It was said of early Christians: “Behold how they love one another.”

These early Christians were trying to support each other in all the different aspects of life—spiritual and emotional, and also financial, in terms of sharing what each had and trying to ensure all felt cherished.

In 1667, a devout Quaker, Isaac Pennington, also expressed this: “Our life is love and peace, and tenderness: bearing one with another and forgiving one another, and not laying accusations one against another: but praying one for another and helping one another up with a tender hand.”

Both of these comments were made when life was turbulent, as many feel is the case today. The early Christians faced many challenges, including death by the Romans and exclusion from their Jewish heritage. Pennington, meanwhile, was writing as the country was recovering from the Civil War.

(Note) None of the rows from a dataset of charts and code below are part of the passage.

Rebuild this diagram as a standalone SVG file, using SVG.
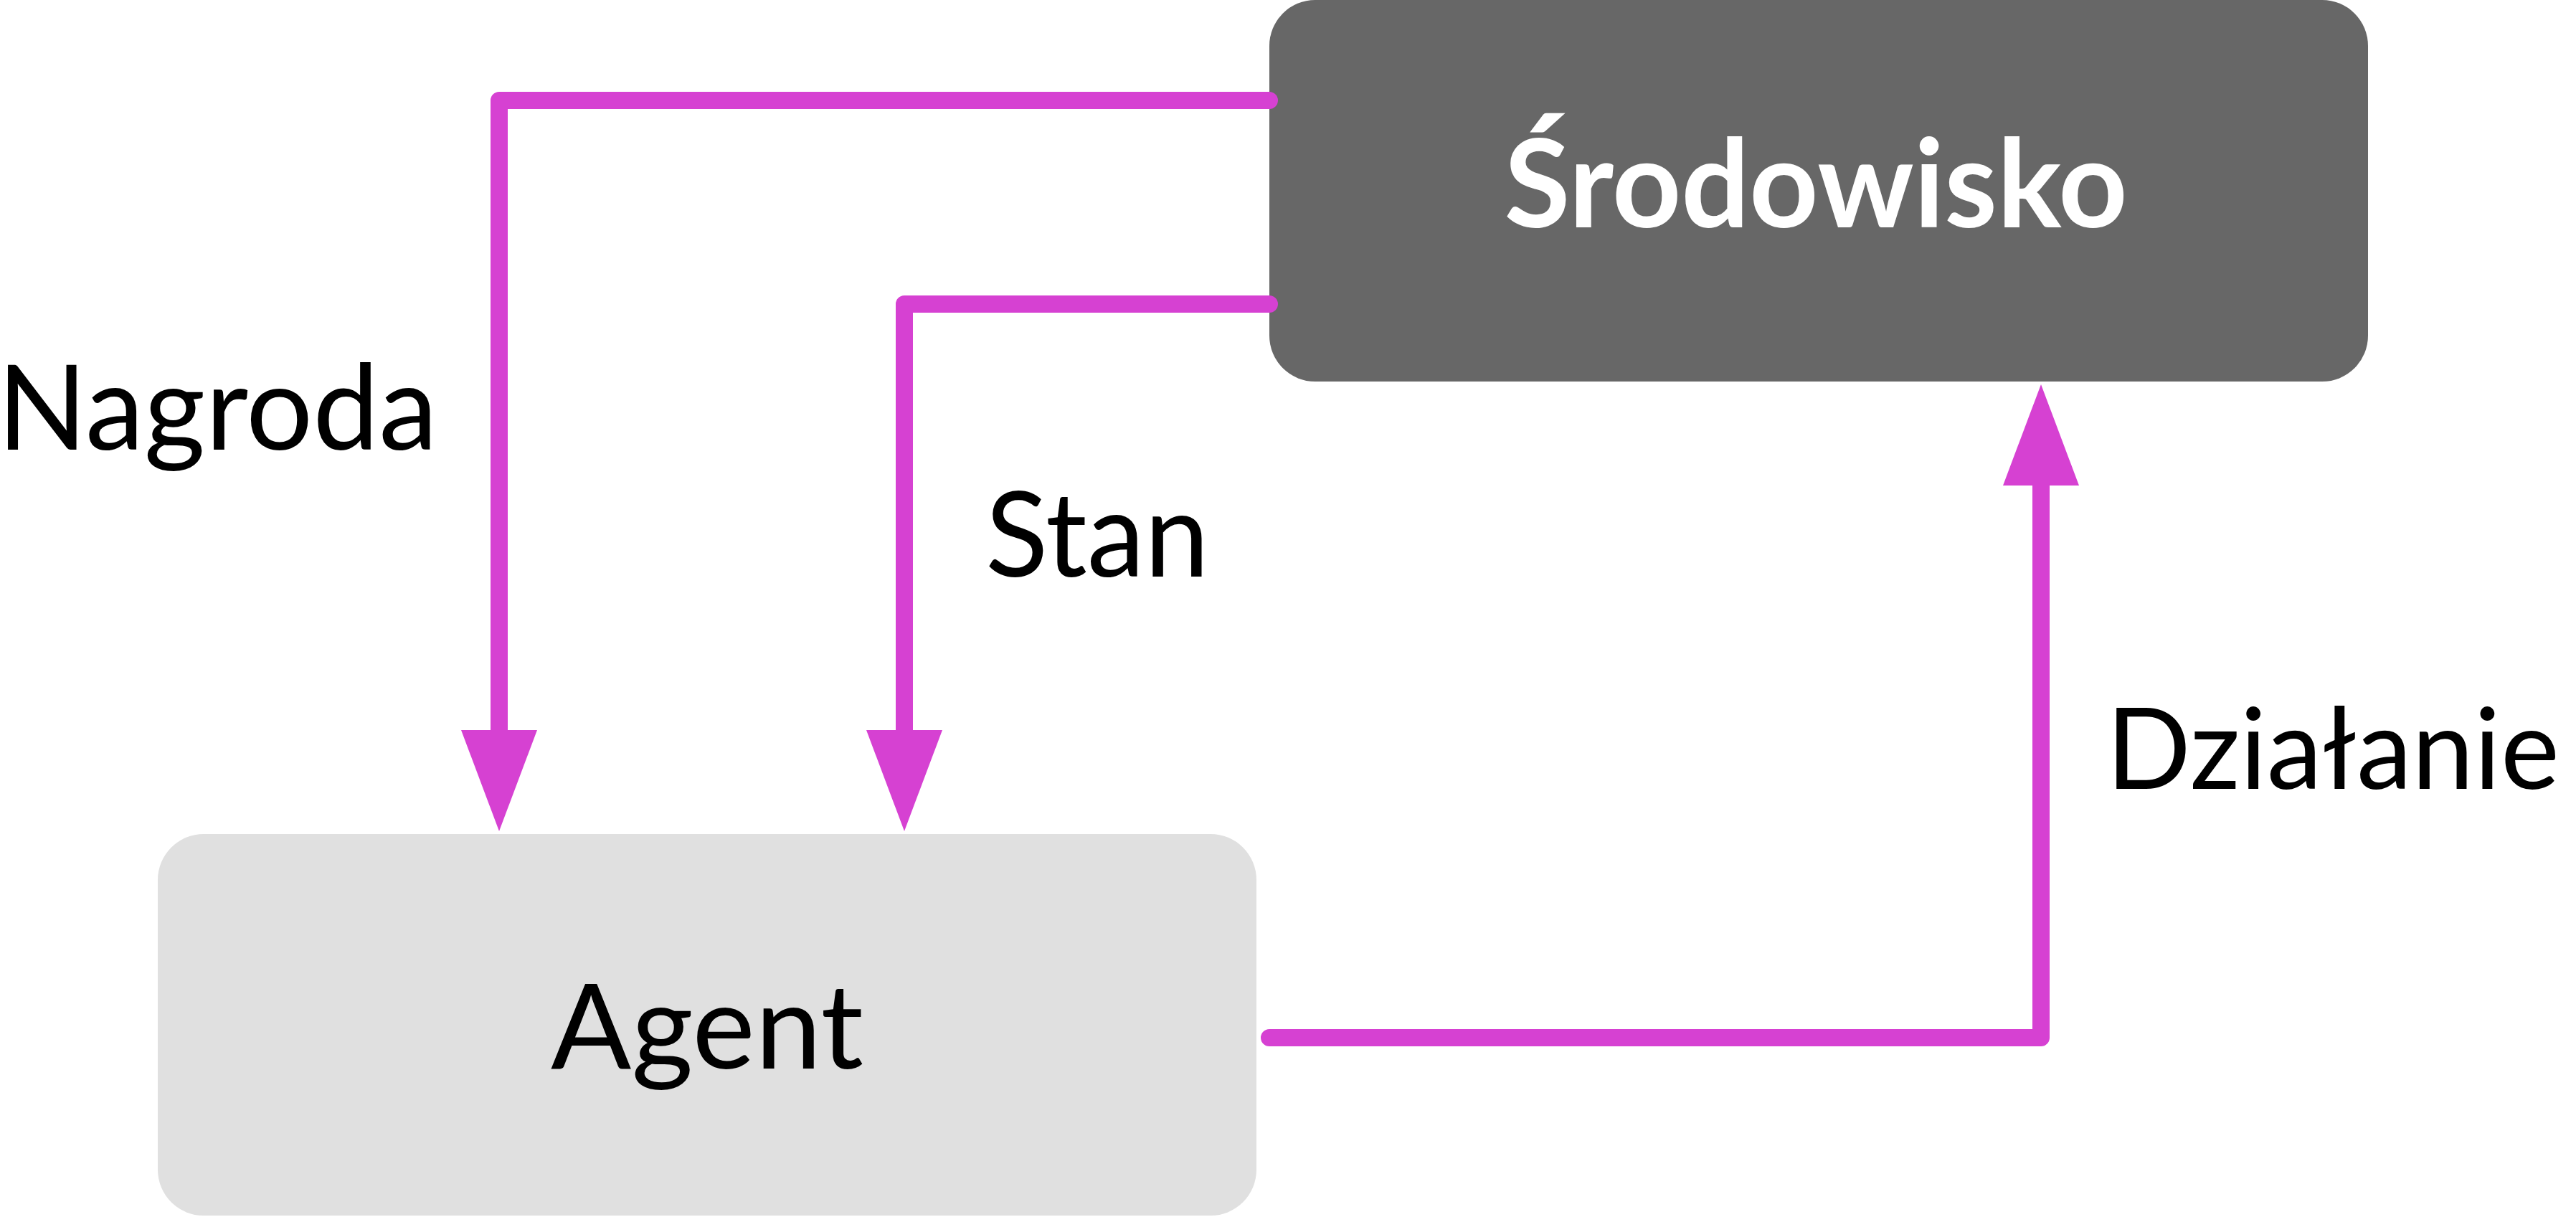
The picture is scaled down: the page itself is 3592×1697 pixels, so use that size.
<svg xmlns="http://www.w3.org/2000/svg" width="3592" height="1697" viewBox="0 0 3592 1697">
<style>
.conn{fill:none;stroke:#d641d2;stroke-width:24;stroke-linejoin:round;stroke-linecap:round}
.lbl{font-family:Lato,"Open Sans","Liberation Sans",sans-serif;font-size:164px;fill:#000}
.title{font-family:Lato,"Open Sans","Liberation Sans",sans-serif;font-size:170px;font-weight:700;fill:#fff}
</style>
<defs>
<marker id="arr" viewBox="0 0 141 106" refX="0" refY="53" markerWidth="141" markerHeight="106" markerUnits="userSpaceOnUse" orient="auto">
<path d="M0,0 L141,53 L0,106 Z" fill="#d641d2"/>
</marker>
</defs>
<rect width="3592" height="1697" fill="#fff"/>
<g id="srodowisko">
<rect x="1770" y="0" width="1532" height="532" rx="64" ry="64" fill="#676767"/>
<text class="title" x="2532" y="317" text-anchor="middle" textLength="869" lengthAdjust="spacingAndGlyphs">Środowisko</text>
</g>
<g id="agent">
<rect x="220" y="1163" width="1532" height="532" rx="64" ry="64" fill="#e0e0e0"/>
<text class="lbl" x="986" y="1490" text-anchor="middle" textLength="436" lengthAdjust="spacingAndGlyphs">Agent</text>
</g>
<g id="connectors">
<path class="conn" d="M1770,140 H696 V1018" marker-end="url(#arr)"/>
<path class="conn" d="M1770,424 H1261 V1018" marker-end="url(#arr)"/>
<path class="conn" d="M1770,1447 H2846 V677" marker-end="url(#arr)"/>
</g>
<g id="labels">
<text class="lbl" x="-4" y="627" textLength="614" lengthAdjust="spacingAndGlyphs">Nagroda</text>
<text class="lbl" x="1374" y="804" textLength="312" lengthAdjust="spacingAndGlyphs">Stan</text>
<text class="lbl" x="2937" y="1100" style="font-size:158px" textLength="632" lengthAdjust="spacingAndGlyphs">Działanie</text>
</g>
</svg>
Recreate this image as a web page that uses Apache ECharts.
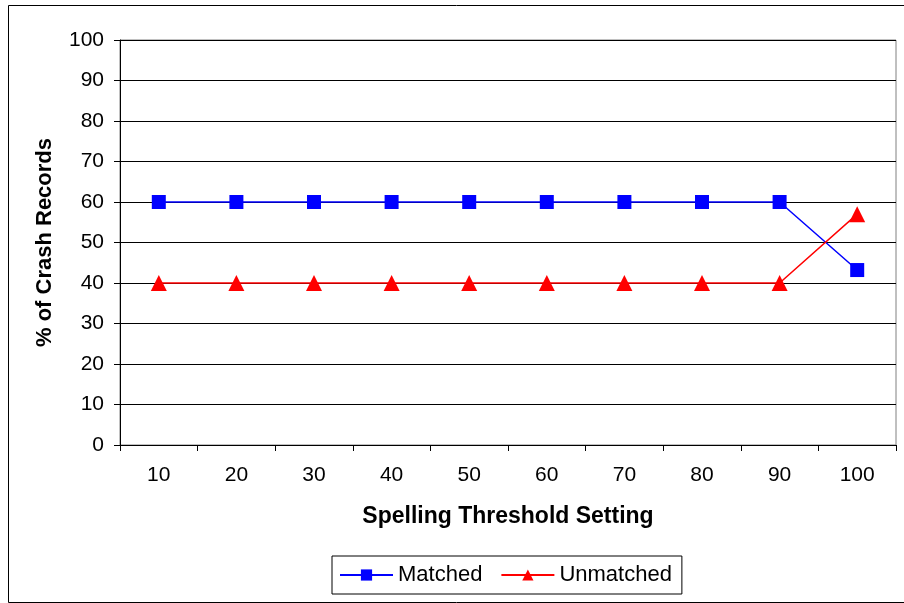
<!DOCTYPE html>
<html>
<head>
<meta charset="utf-8">
<script src="https://cdn.jsdelivr.net/npm/echarts@6/dist/echarts.min.js"></script>
<style>
  html, body { margin: 0; padding: 0; background: #fff; }
  #chart { width: 904px; height: 603px; }
</style>
</head>
<body>
<div id="chart"></div>
<script>
const thresholds = ['10', '20', '30', '40', '50', '60', '70', '80', '90', '100']
const matched   = [60, 60, 60, 60, 60, 60, 60, 60, 60, 43.2]
const unmatched = [40, 40, 40, 40, 40, 40, 40, 40, 40, 57]

const font = 'Liberation Sans, Arial, sans-serif'
const chart = echarts.init(document.getElementById('chart'))

chart.setOption({
  backgroundColor: '#fff',
  animation: false,
  graphic: [{
    type: 'rect', left: 6, top: 3,
    shape: { width: 896, height: 597 },
    style: { fill: 'none', stroke: '#000', lineWidth: 1 }, silent: true,
  }],
  grid: { left: 120, right: 8, top: 40, bottom: 158, show: true, borderColor: '#808080', borderWidth: 1 },
  legend: {
    left: 332, top: 556,
    itemWidth: 53, itemHeight: 14, itemGap: 18,
    padding: [8, 10, 8, 7],
    borderColor: '#000', borderWidth: 1,
    textStyle: { fontFamily: font, fontSize: 22, color: '#000' },
    data: ['Matched', 'Unmatched'],
  },
  xAxis: {
    type: 'category', data: thresholds, boundaryGap: true,
    name: 'Spelling Threshold Setting', nameLocation: 'middle', nameGap: 60,
    nameTextStyle: { fontFamily: font, fontSize: 23, fontWeight: 'bold', color: '#000' },
    axisLine: { lineStyle: { color: '#000', width: 1 } },
    axisTick: { show: true, length: 6, lineStyle: { color: '#000' } },
    axisLabel: { fontFamily: font, fontSize: 21, color: '#000', margin: 20 },
  },
  yAxis: {
    type: 'value', min: 0, max: 100, interval: 10,
    name: '% of Crash Records', nameLocation: 'middle', nameGap: 64,
    nameTextStyle: { fontFamily: font, fontSize: 22, fontWeight: 'bold', color: '#000' },
    axisLine: { show: true, lineStyle: { color: '#000', width: 1 } },
    axisTick: { show: true, length: 6, lineStyle: { color: '#000' } },
    axisLabel: { fontFamily: font, fontSize: 21, color: '#000', margin: 16 },
    splitLine: { show: true, lineStyle: { color: '#000', width: 1 } },
  },
  series: [
    {
      name: 'Matched', type: 'line', data: matched,
      symbol: 'rect', symbolSize: 14,
      lineStyle: { color: '#0000ff', width: 1.5 },
      itemStyle: { color: '#0000ff' },
    },
    {
      name: 'Unmatched', type: 'line', data: unmatched,
      symbol: 'triangle', symbolSize: 16,
      lineStyle: { color: '#ff0000', width: 1.5 },
      itemStyle: { color: '#ff0000' },
    },
  ],
})
</script>
</body>
</html>
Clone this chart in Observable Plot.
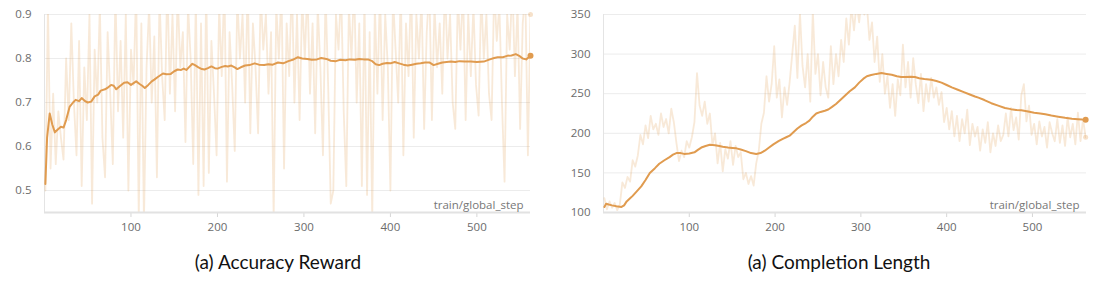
<!DOCTYPE html>
<html><head><meta charset="utf-8">
<script src="https://cdn.jsdelivr.net/npm/d3@7"></script>
<script src="https://cdn.jsdelivr.net/npm/@observablehq/plot@0.6"></script>
<style>
body{margin:0;background:#fff;}
#wrap{display:flex;width:1113px;}
.panel{position:relative}
.cap{font-family:Lato, sans-serif;font-size:19px;color:#111;text-align:center;margin-top:11px;line-height:22px}
</style></head><body>
<div id="wrap"><div class="panel" id="p1"></div><div class="panel" id="p2"></div></div>
<script>
// ---------- data ----------
const xTickValues = [100, 200, 300, 400, 500];
const accYTicks = [0.5, 0.6, 0.7, 0.8, 0.9];
const lenYTicks = [100, 150, 200, 250, 300, 350];
const xLabel = "train/global_step";
const captionAcc = "(a) Accuracy Reward";
const captionLen = "(a) Completion Length";

const rawSteps = d3.range(1, 563, 3);

const accRaw = [0.50,0.92,0.55,0.72,0.56,0.68,0.62,0.57,0.80,0.66,0.88,0.70,0.58,0.84,0.51,0.78,0.66,0.90,0.47,0.82,
0.70,0.92,0.62,0.53,0.86,0.72,0.56,0.95,0.68,0.84,0.62,0.90,0.50,0.82,0.74,0.96,0.44,0.88,0.43,0.78,
0.92,0.70,0.85,0.53,0.94,0.76,0.66,0.98,0.72,0.90,0.68,0.95,0.78,0.86,0.61,0.92,0.80,0.56,0.94,0.49,
0.88,0.51,0.96,0.54,0.84,0.72,0.58,0.92,0.76,0.98,0.52,0.86,0.74,0.59,0.94,0.80,0.90,0.70,0.97,0.63,
0.88,0.78,0.63,0.95,0.82,0.90,0.72,0.86,0.44,0.92,0.80,0.96,0.55,0.88,0.76,0.98,0.70,0.90,0.66,0.94,
0.80,0.96,0.72,0.88,0.63,0.92,0.78,0.58,0.95,0.74,0.47,0.50,0.90,0.82,0.96,0.68,0.51,0.92,0.80,0.97,
0.70,0.88,0.51,0.94,0.49,0.86,0.44,0.92,0.72,0.96,0.66,0.90,0.78,0.50,0.94,0.82,0.70,0.96,0.58,0.88,
0.76,0.98,0.62,0.90,0.80,0.94,0.64,0.86,0.96,0.66,0.92,0.78,0.88,0.72,0.97,0.80,0.90,0.70,0.64,0.94,
0.82,0.96,0.66,0.90,0.76,0.92,0.74,0.67,0.95,0.80,0.90,0.72,0.66,0.96,0.84,0.92,0.70,0.52,0.90,0.82,
0.97,0.76,0.92,0.64,0.88,0.95,0.58,0.90];

const accSmoothSteps = [1,3,6,9,12,15,19,22,25,29,33,36,40,43,47,50,54,58,62,65,70,74,77,80,83,87,92,96,100,103,106,110,113,116,120,124,127,131,134,137,141,146,150,154,158,161,164,168,171,174,178,182,185,189,193,197,200,205,209,212,216,220,223,227,232,237,243,248,254,259,264,270,276,282,287,293,298,304,309,315,320,326,331,337,342,348,353,359,364,369,374,379,383,387,391,396,400,405,410,415,420,425,430,435,440,445,450,455,460,465,470,475,480,486,493,500,508,515,520,524,530,535,540,545,549,553,557,560,562];
const accSmooth = [0.515,0.62,0.675,0.65,0.632,0.638,0.645,0.643,0.66,0.69,0.70,0.706,0.703,0.71,0.703,0.70,0.702,0.714,0.718,0.727,0.73,0.735,0.74,0.738,0.73,0.737,0.745,0.746,0.74,0.744,0.748,0.742,0.738,0.733,0.74,0.748,0.752,0.758,0.762,0.766,0.764,0.765,0.771,0.775,0.774,0.777,0.774,0.782,0.788,0.785,0.78,0.776,0.775,0.778,0.782,0.778,0.777,0.781,0.783,0.782,0.784,0.78,0.776,0.78,0.784,0.785,0.789,0.786,0.785,0.787,0.786,0.791,0.789,0.794,0.797,0.803,0.80,0.799,0.797,0.798,0.801,0.799,0.795,0.794,0.797,0.796,0.798,0.797,0.799,0.798,0.798,0.794,0.787,0.785,0.788,0.79,0.789,0.792,0.789,0.786,0.784,0.786,0.788,0.789,0.791,0.791,0.785,0.788,0.791,0.792,0.793,0.792,0.794,0.793,0.793,0.792,0.793,0.798,0.801,0.803,0.803,0.806,0.807,0.81,0.806,0.80,0.798,0.803,0.806];

const lenRaw = [118,104,114,106,112,103,110,138,131,145,139,166,158,172,198,186,210,194,222,205,
212,198,225,208,218,200,231,214,188,165,178,170,190,182,195,214,276,235,222,240,
212,225,185,200,162,188,152,180,168,190,160,184,170,176,142,150,136,146,134,162,
178,212,226,272,240,262,310,245,268,220,258,236,265,300,336,270,352,285,258,300,
240,355,275,300,248,290,258,245,310,262,300,272,318,290,345,312,360,330,365,340,
372,350,362,318,340,290,322,265,300,250,272,232,262,222,268,248,312,258,290,245,
295,262,238,275,228,262,240,270,245,258,236,252,214,232,205,228,196,222,190,218,
200,230,185,212,196,208,178,205,188,214,176,200,184,210,190,198,225,196,232,204,
220,192,248,262,215,235,198,212,186,215,196,208,182,214,200,190,218,188,210,184,
220,195,212,186,226,190,218,195];

const lenSmoothSteps = [1,3,6,10,15,21,24,27,31,34,39,44,49,54,60,65,71,77,81,85,90,94,100,106,110,114,119,124,130,135,139,145,150,155,160,166,172,178,183,188,193,198,204,209,213,217,221,226,231,236,240,244,248,253,258,262,266,271,277,282,287,293,298,303,307,312,318,324,330,336,342,347,352,358,363,368,374,382,388,394,400,406,413,420,427,433,437,444,452,460,468,475,481,487,495,502,509,515,522,530,538,546,553,558,562];
const lenSmooth = [107,111,110,109,108,107,109,114,118,121,127,133,141,150,156,161.5,166,170,173,175,175,174,174.5,176,179,182,184,185.5,185,184,183,182,181.5,181,179.5,177.5,175,174,175,178,182,186,190,193,195,197,201,206,210,213,216,221,225,227,228.5,230,233,237,243,248,253,258,264,269,272,273.5,275,276,275,274,272,271,271,271.5,271,269.5,268.5,267.5,266,264,261,258,255,252,249,246.5,245,242,238,235,232,230.5,229.5,229,227.5,226,225,224,222.5,221,219.6,218.5,217.8,217.3,217];

// ---------- drawing ----------
const C = "#e09b4f";
function panel({width, ml, mr, xDomain, yDomain, yTicks, yFmt, rawV, smS, smV}) {
  const raw = rawSteps.map((s, i) => ({s, v: rawV[i]}));
  const sm = smS.map((s, i) => ({s, v: smV[i]}));
  return Plot.plot({
    width, height: 240,
    marginLeft: ml, marginRight: mr, marginTop: 14, marginBottom: 28,
    style: {fontFamily: "'Open Sans', sans-serif", fontSize: "11px", color: "#6b6b6b", background: "#fff"},
    x: {domain: xDomain, label: null},
    y: {domain: yDomain, label: null},
    marks: [
      Plot.gridY(yTicks, {stroke: "#ececec", strokeOpacity: 1}),
      Plot.ruleX([xDomain[0]], {stroke: "#e4e4e4"}),
      Plot.axisY(yTicks, {tickSize: 0, tickPadding: 13, tickFormat: yFmt, fill: "#6b6b6b", label: null, fontSize: 11.5}),
      Plot.axisX(xTickValues, {tickSize: 5, tickPadding: 5, stroke: "#d6d6d6", fill: "#6b6b6b", label: null, fontSize: 11.5}),
      Plot.line(raw, {x: "s", y: "v", stroke: C, strokeOpacity: 0.22, strokeWidth: 1.8, clip: true}),
      Plot.dot(raw.slice(-1), {x: "s", y: "v", r: 2.5, fill: C, fillOpacity: 0.3}),
      Plot.line(sm, {x: "s", y: "v", stroke: C, strokeWidth: 2, clip: true}),
      Plot.dot(sm.slice(-1), {x: "s", y: "v", r: 3, fill: C}),
      Plot.ruleY([yDomain[0]], {stroke: "#e2e2e2", strokeWidth: 2}),
      Plot.text([xLabel], {text: d => d, frameAnchor: "bottom-right", dx: -7, dy: -4, fill: "#777", fontSize: 11.5})
    ]
  });
}

function addCaption(el, text, shift) {
  const d = document.createElement("div");
  d.className = "cap";
  d.style.paddingLeft = shift + "px";
  d.textContent = text;
  el.appendChild(d);
}

const p1 = document.getElementById("p1");
p1.appendChild(panel({width: 556, ml: 44, mr: 26, xDomain: [0, 562], yDomain: [0.45, 0.9],
  yTicks: accYTicks, yFmt: d3.format(".1f"), rawV: accRaw, smS: accSmoothSteps, smV: accSmooth}));
addCaption(p1, captionAcc, 0);

const p2 = document.getElementById("p2");
p2.appendChild(panel({width: 557, ml: 47, mr: 27, xDomain: [0, 563], yDomain: [100, 350],
  yTicks: lenYTicks, yFmt: d3.format("d"), rawV: lenRaw, smS: lenSmoothSteps, smV: lenSmooth}));
addCaption(p2, captionLen, 9);
</script>
</body></html>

They were not the only voices speaking of the Christian life, and many of those other voices were not living the Christian life. These were people with their own agenda for Christianity, seeking power—whether through hierarchical church structures or by adopting a way of life excluding all but those considered the “chosen.”

In the news these days, whatever the religion, it seems we are given these extremes as the norm.

However, in all religions there are also those, like Pennington, who seek to follow the more divine path, which is seeing the good in everyone.

When there is a multi-faith meeting, those of different faiths who are sincerely trying to follow their faith often have no difficulty relating to each other. To use a Quaker phrase, they see “that of God in everyone.”